Question:
What kind of external resources can we use?

Answer:
You are free to use all external information that you find
useful, unannotated Medline abstracts included. However, for this
latter resource, you must select abstracts later than year 2000 to
avoid overlapping with the test data.

Question:
We won't use all the linguistic information you provide. Would that be OK?

Answer: 
The participants are free to use or not the linguistic
information associated with the data. Moreover, it will be very
interesting to compare the results according to the type of linguistic
knowledge that is exploited.

Question:
Where are the negative examples?

Answer:
The way negative examples are generated for the IE task is left to the
participants. A straightforward way is to use the Closed-World
Assumption: if no interaction is specified between biological
objects A and B then they do not interact.

Question:
We have read the description of the challenge and examined
the data set.

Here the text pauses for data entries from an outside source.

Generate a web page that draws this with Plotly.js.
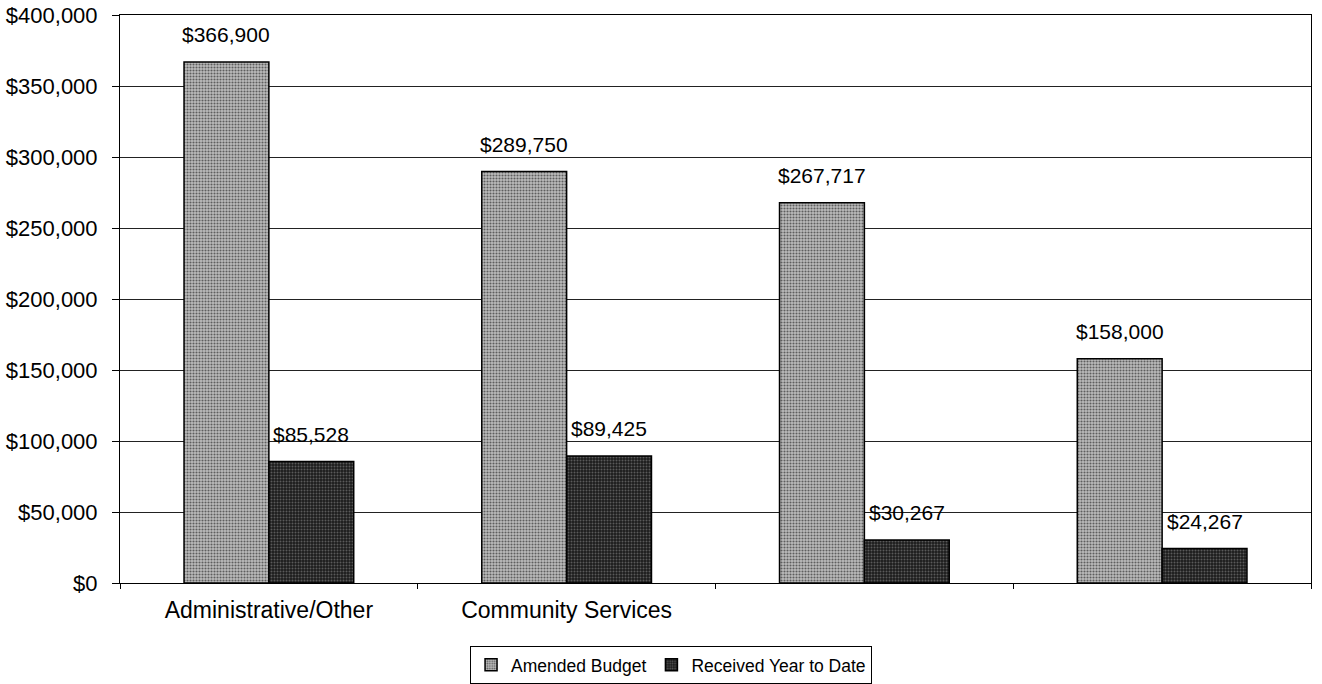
<!DOCTYPE html>
<html>
<head>
<meta charset="utf-8">
<script src="https://cdn.plot.ly/plotly-3.0.1.min.js"></script>
<style>html,body{margin:0;padding:0;background:#fff;}#chart{width:1322px;height:684px;}</style>
</head>
<body>
<div id="chart"></div>
<script>
const categoryIds = ["Administrative/Other", "Community Services", "cat3", "cat4"];
const categoryLabels = ["Administrative/Other", "Community Services", "", ""];
const amendedBudget = [366900, 289750, 267717, 158000];
const receivedYTD = [85528, 89425, 30267, 24267];
const seriesNames = ["Amended Budget", "Received Year to Date"];
const yTicks = [0, 50000, 100000, 150000, 200000, 250000, 300000, 350000, 400000];

const fontFamily = "Liberation Sans, Arial, sans-serif";

const traces = [
  {
    type: "bar", name: seriesNames[0], x: categoryIds, y: amendedBudget,
    marker: {color: "#a9a9a9", line: {color: "#000", width: 1.5},
      pattern: {shape: ".", fgcolor: "#5e5e5e", bgcolor: "#bdbdbd", size: 3, solidity: 0.4}},
    hoverinfo: "none"
  },
  {
    type: "bar", name: seriesNames[1], x: categoryIds, y: receivedYTD,
    marker: {color: "#2e2e2e", line: {color: "#000", width: 1.5},
      pattern: {shape: ".", fgcolor: "#5a5a5a", bgcolor: "#1c1c1c", size: 3, solidity: 0.35}},
    hoverinfo: "none"
  }
];

const fmt = v => "$" + v.toLocaleString("en-US");
const annotations = [];
categoryIds.forEach((c, i) => {
  annotations.push({x: c, y: amendedBudget[i], xshift: -42.5, text: fmt(amendedBudget[i]), showarrow: false, yanchor: "bottom", yshift: 14, font: {size: 21, color: "#000", family: fontFamily}});
  annotations.push({x: c, y: receivedYTD[i], xshift: 42.5, text: fmt(receivedYTD[i]), showarrow: false, yanchor: "bottom", yshift: 14, font: {size: 21, color: "#000", family: fontFamily}});
});

const layout = {
  width: 1322, height: 684,
  margin: {l: 120, r: 11, t: 15, b: 101},
  paper_bgcolor: "#fff", plot_bgcolor: "#fff",
  font: {family: fontFamily, color: "#000", size: 17},
  barmode: "group", bargap: 0.43, bargroupgap: 0,
  showlegend: true,
  legend: {orientation: "h", xref: "container", yref: "container", x: 0.5076, xanchor: "center", y: 0.0556, yanchor: "top",
    bordercolor: "#000", borderwidth: 1, font: {size: 17.5, family: fontFamily},
    itemwidth: 30, traceorder: "normal"},
  xaxis: {type: "category", tickmode: "array", tickvals: categoryIds, ticktext: categoryLabels,
    tickson: "boundaries", ticks: "outside", ticklen: 5, tickcolor: "#000",
    ticklabelstandoff: 6, automargin: false,
    showline: true, linecolor: "#000", linewidth: 1, mirror: true, showgrid: false,
    tickfont: {size: 23}},
  yaxis: {range: [0, 400000], tickmode: "array", tickvals: yTicks, tickformat: "$,.0f",
    ticks: "outside", ticklen: 7, tickcolor: "#000", ticklabelstandoff: 10, automargin: false,
    showline: true, linecolor: "#000", linewidth: 1, mirror: true,
    showgrid: true, gridcolor: "#222", gridwidth: 1, zeroline: false,
    tickfont: {size: 22}},
  annotations: annotations
};

Plotly.newPlot("chart", traces, layout, {displayModeBar: false, staticPlot: true});
</script>
</body>
</html>
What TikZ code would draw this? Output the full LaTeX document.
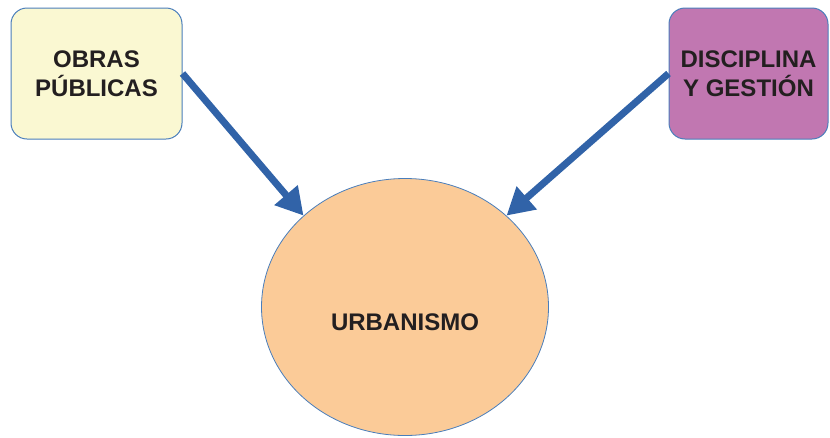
\documentclass[tikz,border=0pt]{standalone}
\usepackage{fontspec}
\setmainfont{Liberation Sans}
\usetikzlibrary{arrows.meta,shapes.geometric}

\definecolor{obrasfill}{HTML}{FAF8D2}
\definecolor{discfill}{HTML}{C177B1}
\definecolor{urbfill}{HTML}{FBCB98}
\definecolor{edgeblue}{HTML}{4A7EBB}
\definecolor{arrowblue}{HTML}{3163A8}
\definecolor{textdark}{HTML}{231F20}

\begin{document}
\begin{tikzpicture}[x=1pt,y=-1pt,
  every node/.style={font=\bfseries\fontsize{24}{29}\selectfont, text=textdark},
  area/.style={draw=edgeblue, line width=1pt, rounded corners=16pt, minimum width=171pt, minimum height=131pt, align=center},
  feed/.style={draw=arrowblue, line width=7pt, -{Triangle[length=27pt,width=29pt]}}]
\useasboundingbox (0,0) rectangle (830,437);

\node[area, fill=obrasfill] (obras) at (96.5,73.5) {OBRAS\\PÚBLICAS};
\node[area, fill=discfill, minimum width=159pt] (disc) at (748.5,73.5) {DISCIPLINA\\Y GESTIÓN};
\node[ellipse, draw=edgeblue, line width=0.8pt, fill=urbfill, minimum width=287pt, minimum height=257pt,
  label={[yshift=-15pt]center:URBANISMO}] (urb) at (405,307) {};

\draw[feed] (obras.east) -- (urb.138);
\draw[feed] (disc.west) -- (urb.42);

\end{tikzpicture}
\end{document}
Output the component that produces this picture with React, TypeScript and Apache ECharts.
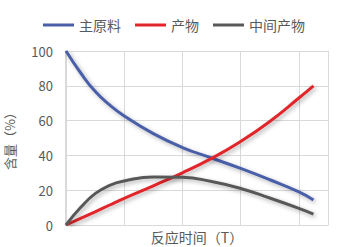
import React, { useEffect, useRef } from "react";
import * as echarts from "echarts";

const times = [0, 0.25, 0.5, 0.75, 1, 1.5, 2, 2.5, 3, 3.5, 4, 4.25];
const rawMaterial = [100, 87.5, 76.8, 69, 62.7, 52.5, 44.5, 38.5, 32.5, 26, 19, 14.4];
const product = [0, 3.8, 7.6, 11.5, 15.3, 22.5, 30, 38.3, 48, 59.5, 73, 80];
const intermediate = [0, 10, 18, 22.8, 25.3, 27.6, 27.4, 25, 21, 15.5, 9.6, 6.3];
const seriesNames = ["主原料", "产物", "中间产物"];
const yTicks = [0, 20, 40, 60, 80, 100];

const colors = ["#4a5fa8", "#e0262b", "#595959"];

export default function App() {
  const ref = useRef<HTMLDivElement>(null);
  useEffect(() => {
    if (!ref.current) return;
    const chart = echarts.init(ref.current, null, { renderer: "svg" });
    const font = "'Noto Sans CJK SC', 'Noto Sans', sans-serif";
    const datasets = [rawMaterial, product, intermediate];
    chart.setOption({
      animation: false,
      textStyle: { fontFamily: font },
      legend: {
        top: 13,
        left: 38,
        itemWidth: 31,
        itemHeight: 3,
        itemGap: 14,
        icon: "rect",
        textStyle: { fontSize: 14, color: "#595959", fontFamily: font },
        data: seriesNames,
      },
      grid: { left: 66, right: 27, top: 51, bottom: 22, containLabel: false, outerBoundsMode: "none" },
      xAxis: {
        type: "value",
        min: 0,
        max: 4.5,
        interval: 1,
        name: "反应时间（T）",
        nameLocation: "middle",
        nameGap: 5,
        nameTextStyle: { fontSize: 14, color: "#595959", fontFamily: font, verticalAlign: "top" },
        axisLabel: { show: false },
        axisTick: { show: false },
        axisLine: { show: true, lineStyle: { color: "#d9d9d9", width: 1 } },
        splitLine: { show: true, lineStyle: { color: "#d9d9d9", width: 1 } },
      },
      yAxis: {
        type: "value",
        min: yTicks[0],
        max: yTicks[yTicks.length - 1],
        interval: 20,
        name: "含量（%）",
        nameLocation: "middle",
        nameGap: 50,
        nameTextStyle: { fontSize: 13, color: "#595959", fontFamily: font },
        axisLabel: { fontSize: 13, color: "#595959", margin: 13, fontFamily: font },
        axisTick: { show: false },
        axisLine: { show: true, lineStyle: { color: "#d9d9d9", width: 2 } },
        splitLine: { show: true, lineStyle: { color: "#d9d9d9", width: 1 } },
      },
      series: seriesNames.map((name, i) => ({
        name,
        type: "line",
        smooth: 0.5,
        symbol: "none",
        color: colors[i],
        lineStyle: {
          width: 3,
          color: colors[i],
          shadowColor: "rgba(0,0,0,0.3)",
          shadowBlur: 4,
          shadowOffsetX: 2,
          shadowOffsetY: 2,
        },
        data: times.map((t, k) => [t, datasets[i][k]]),
      })),
    });
    return () => chart.dispose();
  }, []);
  return <div ref={ref} style={{ width: 355, height: 247, position: "absolute", left: 0, top: 0 }} />;
}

Our question is how the evaluation will be done? Only
one set of data is available on the site, should we use
cross-validation, or a test set will also be published later on?

Answer: 
The results will be evaluated by the participants and by the
challenge organizers on a test dataset which will be published April,
1st. The evaluation criteria will be based on recall and
precision. Further details are coming soon.

Question: 
Systems have to be able to determine the genic_interaction
relations but will agents and targets be supplied or will these also
need to be determined by the entered systems.

Answer: 
Agents and targets are redundant with respect to the
genic_interaction relations, but have been included for
readability. They won't be provided in the test data. All potential
candidates as agents and targets have already been provided in the
named-entity dictionary and the information extraction task consists
in selecting in the sentences, the right couples of agents and targets
among the candidates and linking them properly.

Question: 
We think there are some errors in the training data
available from the website. The ID of each sentence should be unique,
but genic_interaction_data.txt contains at least three sentences with
the same ID number.

Answer:
Yes, it came from sentence segmentation errors. The data sets are
properly segmented now.